Cataloging codes such as AACR2 are not generally accepted in the visual resources community. Many, perhaps most, visual resources lack the "intrinsic metadata" on which mainstream cataloging codes rely: title pages or other "chief sources" of information, imprints, etc. In addition, the value and meaning and consequently the description of visual resources tends to be more contextual than it is for print-based resources.
More agreement is possible in the use of vocabularies, but it will take time. The VIA Access Working Group has identified over 20 vocabularies (international, national, and local) currently in use in Harvard visual resource collections. These include not only the main library thesauri from the Library of Congress, but also vocabularies from the Getty Information Institute such as the Union List of Artists Names and the Art and Architecture Thesaurus, as well as many locally developed term lists. Even discussing the order of personal names or the structure of place names can reveal fundamental conceptual differences in the way various repositories think about access to their materials.

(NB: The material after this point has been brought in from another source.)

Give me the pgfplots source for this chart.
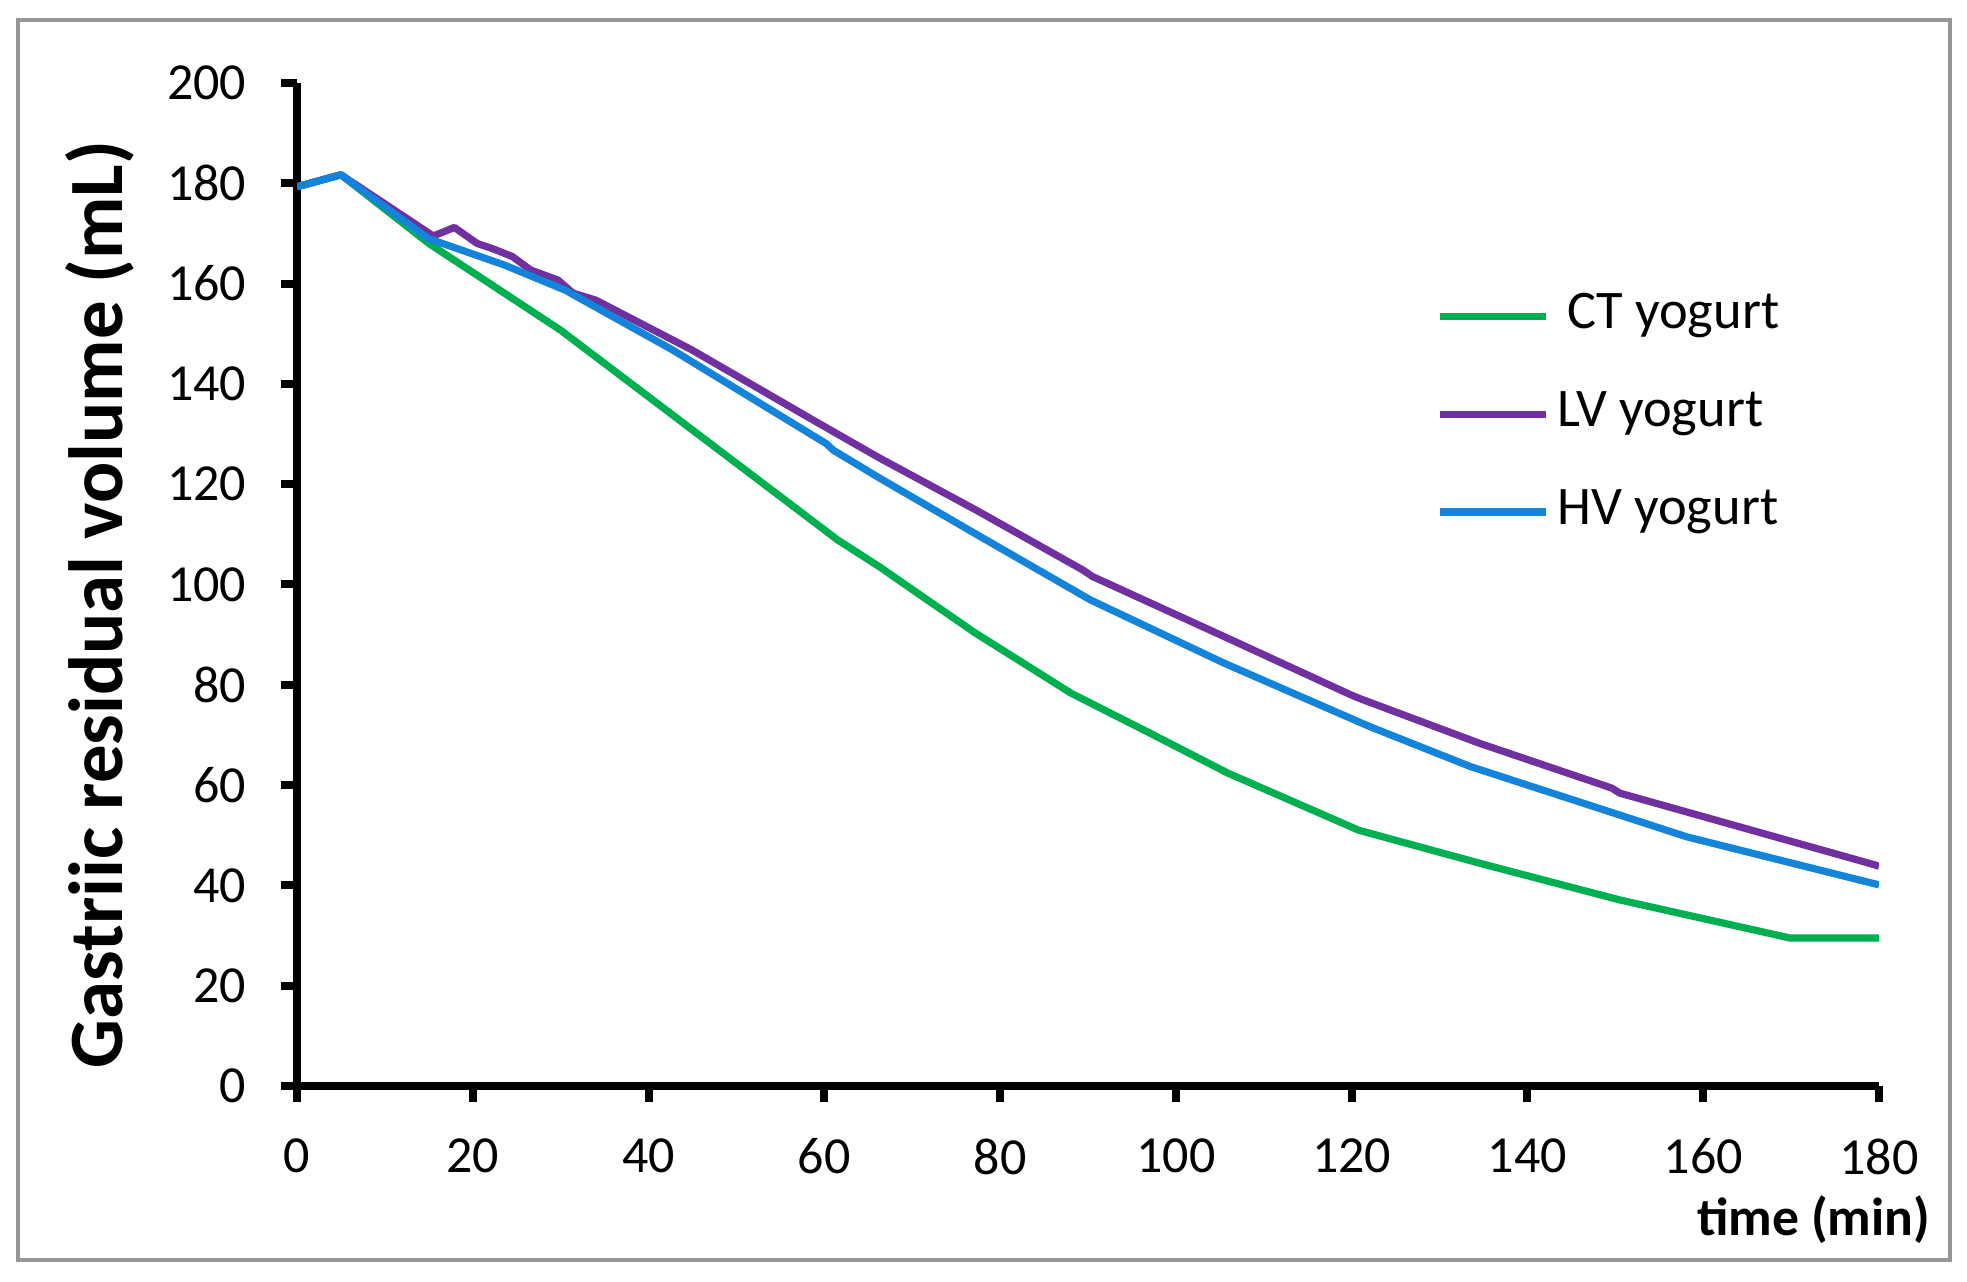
\documentclass[border=0pt]{standalone}
\usepackage{pgfplots}
\pgfplotsset{compat=1.18}
\usepackage{fontspec}
\setmainfont{Carlito}
\definecolor{ctgreen}{RGB}{0,176,80}
\definecolor{lvpurple}{RGB}{112,48,160}
\definecolor{hvblue}{RGB}{20,132,218}
\definecolor{framegray}{RGB}{150,150,150}
\begin{document}
\begin{tikzpicture}
\useasboundingbox (0,0) rectangle (491.75pt,320.5pt);
\draw[framegray, line width=0.9pt] (4.5pt,5.5pt) rectangle (487.5pt,315.5pt);
\begin{axis}[
  at={(74.25pt,49pt)}, anchor=south west,
  scale only axis, width=395.5pt, height=250.75pt,
  xmin=0, xmax=180, ymin=0, ymax=200,
  axis x line=bottom, axis y line=left,
  axis line style={-, line width=2pt, black},
  xtick={0,20,...,180}, ytick={0,20,...,200},
  tick align=outside, major tick length=4pt,
  tick style={line width=2pt, black},
  /pgf/number format/assume math mode=true,
  ticklabel style={font=\fontsize{13}{15}\selectfont},
  yticklabel style={anchor=east, inner sep=0pt, xshift=-8.5pt},
  xticklabel style={anchor=north, inner sep=0pt, yshift=-9pt},
  xlabel={time (min)},
  xlabel style={at={(axis description cs:1,0)}, anchor=east, inner sep=0pt,
    xshift=13pt, yshift=-33.5pt, font=\bfseries\fontsize{13.4}{15}\selectfont},
  ylabel={Gastriic residual volume (mL)},
  ylabel style={at={(axis description cs:0,0.48)}, anchor=center, inner sep=0pt,
    yshift=49.25pt, font=\bfseries\fontsize{19.2}{22}\selectfont},
  legend cell align=left,
  legend style={draw=none, fill=none, at={(axis cs:129.5,159.9)}, anchor=north west,
    inner sep=0pt, row sep=8.4pt,
    nodes={inner sep=2pt, text height=9pt, text depth=3pt},
    font=\fontsize{13.6}{15}\selectfont},
  legend image code/.code={\draw[#1] (0pt,0pt) -- (26.5pt,0pt);},
  every axis plot/.append style={line width=1.8pt, line join=round},
]
\addplot[ctgreen] coordinates {
(0,179.3) (5,181.7) (15,168.0) (30,150.7) (61.5,108.9) (66.3,103.5)
(70,99.0) (77.2,90.3) (88.1,78.3) (97,70.4) (105.9,62.4) (120.8,51.0)
(134.6,44.4) (150.5,37.1) (169.9,29.5) (180,29.5)
};
\addlegendentry{\hspace{2.5pt}CT yogurt}
\addplot[lvpurple] coordinates {
(0,179.3) (5,181.7) (15.5,169.5) (16.8,170.4) (17.9,171.2) (20.5,168.0)
(22.2,167.0) (24.5,165.4) (26.6,162.7) (29.7,160.7) (31.4,158.1) (34,156.7)
(44.9,146.8) (59.3,132.2) (66.3,125.2) (77.2,114.9) (89.4,102.9) (90.5,101.6)
(105.5,89.6) (119.9,78.0) (121,77.2) (134.6,68.3) (149.6,59.4) (150.5,58.4)
(179.5,44.1) (180,43.8)
};
\addlegendentry{LV yogurt}
\addplot[hvblue] coordinates {
(0,179.3) (5,181.7) (15,168.9) (15.9,168.4) (23.6,163.7) (30.5,158.7)
(42.7,146.8) (60.2,128.1) (61,126.8) (66.3,121.2) (77.2,110.1) (90.3,96.9)
(105.5,84.3) (122,71.7) (133.5,63.7) (158.1,49.7) (180,40.1)
};
\addlegendentry{HV yogurt}
\end{axis}
\end{tikzpicture}
\end{document}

Next steps for the Access Group include
- resolving discrepancies in data mapping across repositories revealed by phase 1 of VIA
- encouraging the use of standard vocabularies
- investigating whether machine-readable versions of thesauri such as the Art and Architecture Thesaurus and the Union List of Artists Names could be used to improve consistency of metadata from different units, either through pre-processing during the loading of metadata into VIA or through some kind of online functionality
- encouraging discussion of conceptual approaches to visual resource cataloging and documenting best approaches and guidelines.
There is at this time no consensus in the visual resources community about the preferred form, content, or syntax of visual resource cataloging, nor is there any model in place by which this data can be shared. Both the Dublin Core and RDF are in development and subject to change, and implementing them now would force us to use our resources in adapting to outside changes in an unstable environment. However, VIA metadata can readily be mapped into a version of the Dublin Core using the RDF syntax when that becomes appropriate. Such a format could be used as a transport syntax either during loading into VIA or if at some future date VIA becomes a Z39.50 server delivering metadata to other systems.
Harvard is actively working in the community to encourage standards development for visual resources. Hopefully, Harvard's experiences in trying to achieve some internal consensus, occurring in parallel with efforts in the visual resources and museum communities, will contribute to the evolution of standards in this area.